[Short task] Go through the data and copy every line exactly, but not the images.

[Supplied material]
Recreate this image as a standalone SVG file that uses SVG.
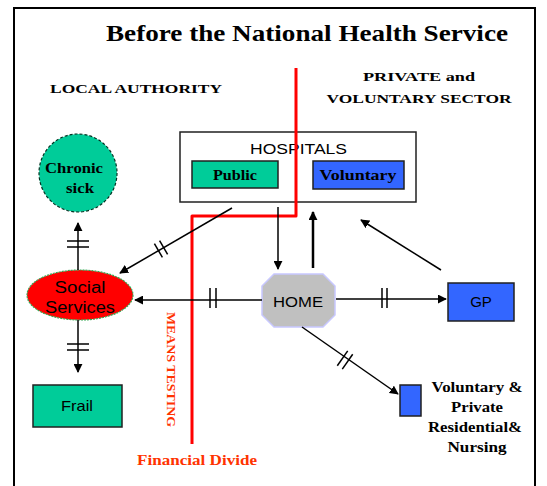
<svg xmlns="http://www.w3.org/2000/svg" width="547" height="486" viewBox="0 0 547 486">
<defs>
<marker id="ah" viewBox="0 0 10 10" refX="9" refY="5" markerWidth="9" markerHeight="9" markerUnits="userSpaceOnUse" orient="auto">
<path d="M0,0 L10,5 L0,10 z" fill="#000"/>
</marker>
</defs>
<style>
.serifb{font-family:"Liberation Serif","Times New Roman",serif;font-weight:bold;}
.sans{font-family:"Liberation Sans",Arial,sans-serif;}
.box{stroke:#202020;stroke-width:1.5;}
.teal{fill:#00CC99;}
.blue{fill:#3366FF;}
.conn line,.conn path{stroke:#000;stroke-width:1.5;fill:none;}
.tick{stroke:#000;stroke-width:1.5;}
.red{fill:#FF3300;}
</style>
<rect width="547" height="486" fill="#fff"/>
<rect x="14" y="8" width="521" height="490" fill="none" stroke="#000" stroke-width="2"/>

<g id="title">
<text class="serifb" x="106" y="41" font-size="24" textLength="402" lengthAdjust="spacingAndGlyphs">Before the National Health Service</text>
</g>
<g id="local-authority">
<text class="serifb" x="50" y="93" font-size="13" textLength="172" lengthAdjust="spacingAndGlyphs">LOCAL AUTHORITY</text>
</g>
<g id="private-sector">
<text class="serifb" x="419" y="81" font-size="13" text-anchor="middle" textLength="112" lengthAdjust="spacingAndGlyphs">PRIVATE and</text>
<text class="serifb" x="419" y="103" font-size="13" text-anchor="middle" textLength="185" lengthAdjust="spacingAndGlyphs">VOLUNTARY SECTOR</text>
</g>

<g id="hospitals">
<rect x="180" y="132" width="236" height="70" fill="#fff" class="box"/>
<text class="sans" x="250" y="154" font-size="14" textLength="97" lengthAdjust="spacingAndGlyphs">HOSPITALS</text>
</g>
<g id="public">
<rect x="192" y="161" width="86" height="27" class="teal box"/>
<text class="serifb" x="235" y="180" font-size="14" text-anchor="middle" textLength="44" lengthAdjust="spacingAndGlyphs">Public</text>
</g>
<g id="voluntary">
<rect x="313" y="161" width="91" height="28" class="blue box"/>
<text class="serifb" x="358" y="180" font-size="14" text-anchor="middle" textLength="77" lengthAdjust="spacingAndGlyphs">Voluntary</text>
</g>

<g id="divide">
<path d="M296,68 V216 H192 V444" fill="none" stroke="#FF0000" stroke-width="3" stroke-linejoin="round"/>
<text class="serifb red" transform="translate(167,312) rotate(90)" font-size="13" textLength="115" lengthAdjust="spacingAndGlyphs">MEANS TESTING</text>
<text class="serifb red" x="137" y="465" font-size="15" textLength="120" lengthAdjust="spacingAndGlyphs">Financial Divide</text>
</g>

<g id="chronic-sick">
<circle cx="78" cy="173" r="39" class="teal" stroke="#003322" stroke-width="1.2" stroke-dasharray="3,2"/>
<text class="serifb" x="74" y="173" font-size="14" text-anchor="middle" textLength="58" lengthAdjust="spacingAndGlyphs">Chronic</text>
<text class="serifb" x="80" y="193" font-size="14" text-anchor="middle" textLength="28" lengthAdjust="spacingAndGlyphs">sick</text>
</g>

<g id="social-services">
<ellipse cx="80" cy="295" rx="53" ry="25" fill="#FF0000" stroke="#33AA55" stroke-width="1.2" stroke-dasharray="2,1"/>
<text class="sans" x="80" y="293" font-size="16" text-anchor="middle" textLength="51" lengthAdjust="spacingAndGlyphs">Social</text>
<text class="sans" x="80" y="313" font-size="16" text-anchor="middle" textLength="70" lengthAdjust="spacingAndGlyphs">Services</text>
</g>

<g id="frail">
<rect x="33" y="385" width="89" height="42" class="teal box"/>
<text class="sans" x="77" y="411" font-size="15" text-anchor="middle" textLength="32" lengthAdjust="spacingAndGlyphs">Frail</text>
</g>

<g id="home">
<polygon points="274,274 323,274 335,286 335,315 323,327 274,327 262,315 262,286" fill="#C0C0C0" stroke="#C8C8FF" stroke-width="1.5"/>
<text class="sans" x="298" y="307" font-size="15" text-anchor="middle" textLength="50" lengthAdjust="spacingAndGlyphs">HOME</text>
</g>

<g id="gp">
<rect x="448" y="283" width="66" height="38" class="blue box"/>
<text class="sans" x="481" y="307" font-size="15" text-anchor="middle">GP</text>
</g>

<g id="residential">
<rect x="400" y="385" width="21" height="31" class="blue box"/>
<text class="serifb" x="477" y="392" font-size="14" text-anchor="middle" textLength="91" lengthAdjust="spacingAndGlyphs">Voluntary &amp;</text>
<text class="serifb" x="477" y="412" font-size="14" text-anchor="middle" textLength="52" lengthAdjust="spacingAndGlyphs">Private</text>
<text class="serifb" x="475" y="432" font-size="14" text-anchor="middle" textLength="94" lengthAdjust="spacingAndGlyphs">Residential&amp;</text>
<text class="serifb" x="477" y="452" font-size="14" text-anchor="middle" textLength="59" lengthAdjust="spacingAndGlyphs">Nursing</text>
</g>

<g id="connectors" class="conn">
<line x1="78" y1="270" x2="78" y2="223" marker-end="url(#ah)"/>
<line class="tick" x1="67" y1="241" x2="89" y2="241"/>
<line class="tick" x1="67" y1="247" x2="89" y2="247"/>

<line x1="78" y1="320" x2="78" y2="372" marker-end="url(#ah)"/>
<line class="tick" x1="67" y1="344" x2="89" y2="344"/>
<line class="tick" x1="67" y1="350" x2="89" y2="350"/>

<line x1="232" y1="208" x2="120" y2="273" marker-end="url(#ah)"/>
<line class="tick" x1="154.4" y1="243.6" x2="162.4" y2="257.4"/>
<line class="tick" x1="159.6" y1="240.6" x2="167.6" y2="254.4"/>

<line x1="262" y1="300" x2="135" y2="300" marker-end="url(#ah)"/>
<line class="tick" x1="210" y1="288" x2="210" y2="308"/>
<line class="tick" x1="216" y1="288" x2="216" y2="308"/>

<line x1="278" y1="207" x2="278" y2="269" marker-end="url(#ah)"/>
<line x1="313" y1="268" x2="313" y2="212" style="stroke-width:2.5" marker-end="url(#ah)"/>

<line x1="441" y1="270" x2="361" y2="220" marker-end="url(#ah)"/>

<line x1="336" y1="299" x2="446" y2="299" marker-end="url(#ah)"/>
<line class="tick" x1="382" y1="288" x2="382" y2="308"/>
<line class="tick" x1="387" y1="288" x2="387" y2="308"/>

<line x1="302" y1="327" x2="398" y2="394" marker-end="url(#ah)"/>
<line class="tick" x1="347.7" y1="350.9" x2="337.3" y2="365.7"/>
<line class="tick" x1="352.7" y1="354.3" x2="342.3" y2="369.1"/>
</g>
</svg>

[Exercise answer]
Recreate this image as a standalone SVG file that uses SVG.
<svg xmlns="http://www.w3.org/2000/svg" width="547" height="486" viewBox="0 0 547 486">
<defs>
<marker id="ah" viewBox="0 0 10 10" refX="9" refY="5" markerWidth="9" markerHeight="9" markerUnits="userSpaceOnUse" orient="auto">
<path d="M0,0 L10,5 L0,10 z" fill="#000"/>
</marker>
</defs>
<style>
.serifb{font-family:"Liberation Serif","Times New Roman",serif;font-weight:bold;}
.sans{font-family:"Liberation Sans",Arial,sans-serif;}
.box{stroke:#202020;stroke-width:1.5;}
.teal{fill:#00CC99;}
.blue{fill:#3366FF;}
.conn line,.conn path{stroke:#000;stroke-width:1.5;fill:none;}
.tick{stroke:#000;stroke-width:1.5;}
.red{fill:#FF3300;}
</style>
<rect width="547" height="486" fill="#fff"/>
<rect x="14" y="8" width="521" height="490" fill="none" stroke="#000" stroke-width="2"/>

<g id="title">
<text class="serifb" x="106" y="41" font-size="24" textLength="402" lengthAdjust="spacingAndGlyphs">Before the National Health Service</text>
</g>
<g id="local-authority">
<text class="serifb" x="50" y="93" font-size="13" textLength="172" lengthAdjust="spacingAndGlyphs">LOCAL AUTHORITY</text>
</g>
<g id="private-sector">
<text class="serifb" x="419" y="81" font-size="13" text-anchor="middle" textLength="112" lengthAdjust="spacingAndGlyphs">PRIVATE and</text>
<text class="serifb" x="419" y="103" font-size="13" text-anchor="middle" textLength="185" lengthAdjust="spacingAndGlyphs">VOLUNTARY SECTOR</text>
</g>

<g id="hospitals">
<rect x="180" y="132" width="236" height="70" fill="#fff" class="box"/>
<text class="sans" x="250" y="154" font-size="14" textLength="97" lengthAdjust="spacingAndGlyphs">HOSPITALS</text>
</g>
<g id="public">
<rect x="192" y="161" width="86" height="27" class="teal box"/>
<text class="serifb" x="235" y="180" font-size="14" text-anchor="middle" textLength="44" lengthAdjust="spacingAndGlyphs">Public</text>
</g>
<g id="voluntary">
<rect x="313" y="161" width="91" height="28" class="blue box"/>
<text class="serifb" x="358" y="180" font-size="14" text-anchor="middle" textLength="77" lengthAdjust="spacingAndGlyphs">Voluntary</text>
</g>

<g id="divide">
<path d="M296,68 V216 H192 V444" fill="none" stroke="#FF0000" stroke-width="3" stroke-linejoin="round"/>
<text class="serifb red" transform="translate(167,312) rotate(90)" font-size="13" textLength="115" lengthAdjust="spacingAndGlyphs">MEANS TESTING</text>
<text class="serifb red" x="137" y="465" font-size="15" textLength="120" lengthAdjust="spacingAndGlyphs">Financial Divide</text>
</g>

<g id="chronic-sick">
<circle cx="78" cy="173" r="39" class="teal" stroke="#003322" stroke-width="1.2" stroke-dasharray="3,2"/>
<text class="serifb" x="74" y="173" font-size="14" text-anchor="middle" textLength="58" lengthAdjust="spacingAndGlyphs">Chronic</text>
<text class="serifb" x="80" y="193" font-size="14" text-anchor="middle" textLength="28" lengthAdjust="spacingAndGlyphs">sick</text>
</g>

<g id="social-services">
<ellipse cx="80" cy="295" rx="53" ry="25" fill="#FF0000" stroke="#33AA55" stroke-width="1.2" stroke-dasharray="2,1"/>
<text class="sans" x="80" y="293" font-size="16" text-anchor="middle" textLength="51" lengthAdjust="spacingAndGlyphs">Social</text>
<text class="sans" x="80" y="313" font-size="16" text-anchor="middle" textLength="70" lengthAdjust="spacingAndGlyphs">Services</text>
</g>

<g id="frail">
<rect x="33" y="385" width="89" height="42" class="teal box"/>
<text class="sans" x="77" y="411" font-size="15" text-anchor="middle" textLength="32" lengthAdjust="spacingAndGlyphs">Frail</text>
</g>

<g id="home">
<polygon points="274,274 323,274 335,286 335,315 323,327 274,327 262,315 262,286" fill="#C0C0C0" stroke="#C8C8FF" stroke-width="1.5"/>
<text class="sans" x="298" y="307" font-size="15" text-anchor="middle" textLength="50" lengthAdjust="spacingAndGlyphs">HOME</text>
</g>

<g id="gp">
<rect x="448" y="283" width="66" height="38" class="blue box"/>
<text class="sans" x="481" y="307" font-size="15" text-anchor="middle">GP</text>
</g>

<g id="residential">
<rect x="400" y="385" width="21" height="31" class="blue box"/>
<text class="serifb" x="477" y="392" font-size="14" text-anchor="middle" textLength="91" lengthAdjust="spacingAndGlyphs">Voluntary &amp;</text>
<text class="serifb" x="477" y="412" font-size="14" text-anchor="middle" textLength="52" lengthAdjust="spacingAndGlyphs">Private</text>
<text class="serifb" x="475" y="432" font-size="14" text-anchor="middle" textLength="94" lengthAdjust="spacingAndGlyphs">Residential&amp;</text>
<text class="serifb" x="477" y="452" font-size="14" text-anchor="middle" textLength="59" lengthAdjust="spacingAndGlyphs">Nursing</text>
</g>

<g id="connectors" class="conn">
<line x1="78" y1="270" x2="78" y2="223" marker-end="url(#ah)"/>
<line class="tick" x1="67" y1="241" x2="89" y2="241"/>
<line class="tick" x1="67" y1="247" x2="89" y2="247"/>

<line x1="78" y1="320" x2="78" y2="372" marker-end="url(#ah)"/>
<line class="tick" x1="67" y1="344" x2="89" y2="344"/>
<line class="tick" x1="67" y1="350" x2="89" y2="350"/>

<line x1="232" y1="208" x2="120" y2="273" marker-end="url(#ah)"/>
<line class="tick" x1="154.4" y1="243.6" x2="162.4" y2="257.4"/>
<line class="tick" x1="159.6" y1="240.6" x2="167.6" y2="254.4"/>

<line x1="262" y1="300" x2="135" y2="300" marker-end="url(#ah)"/>
<line class="tick" x1="210" y1="288" x2="210" y2="308"/>
<line class="tick" x1="216" y1="288" x2="216" y2="308"/>

<line x1="278" y1="207" x2="278" y2="269" marker-end="url(#ah)"/>
<line x1="313" y1="268" x2="313" y2="212" style="stroke-width:2.5" marker-end="url(#ah)"/>

<line x1="441" y1="270" x2="361" y2="220" marker-end="url(#ah)"/>

<line x1="336" y1="299" x2="446" y2="299" marker-end="url(#ah)"/>
<line class="tick" x1="382" y1="288" x2="382" y2="308"/>
<line class="tick" x1="387" y1="288" x2="387" y2="308"/>

<line x1="302" y1="327" x2="398" y2="394" marker-end="url(#ah)"/>
<line class="tick" x1="347.7" y1="350.9" x2="337.3" y2="365.7"/>
<line class="tick" x1="352.7" y1="354.3" x2="342.3" y2="369.1"/>
</g>
</svg>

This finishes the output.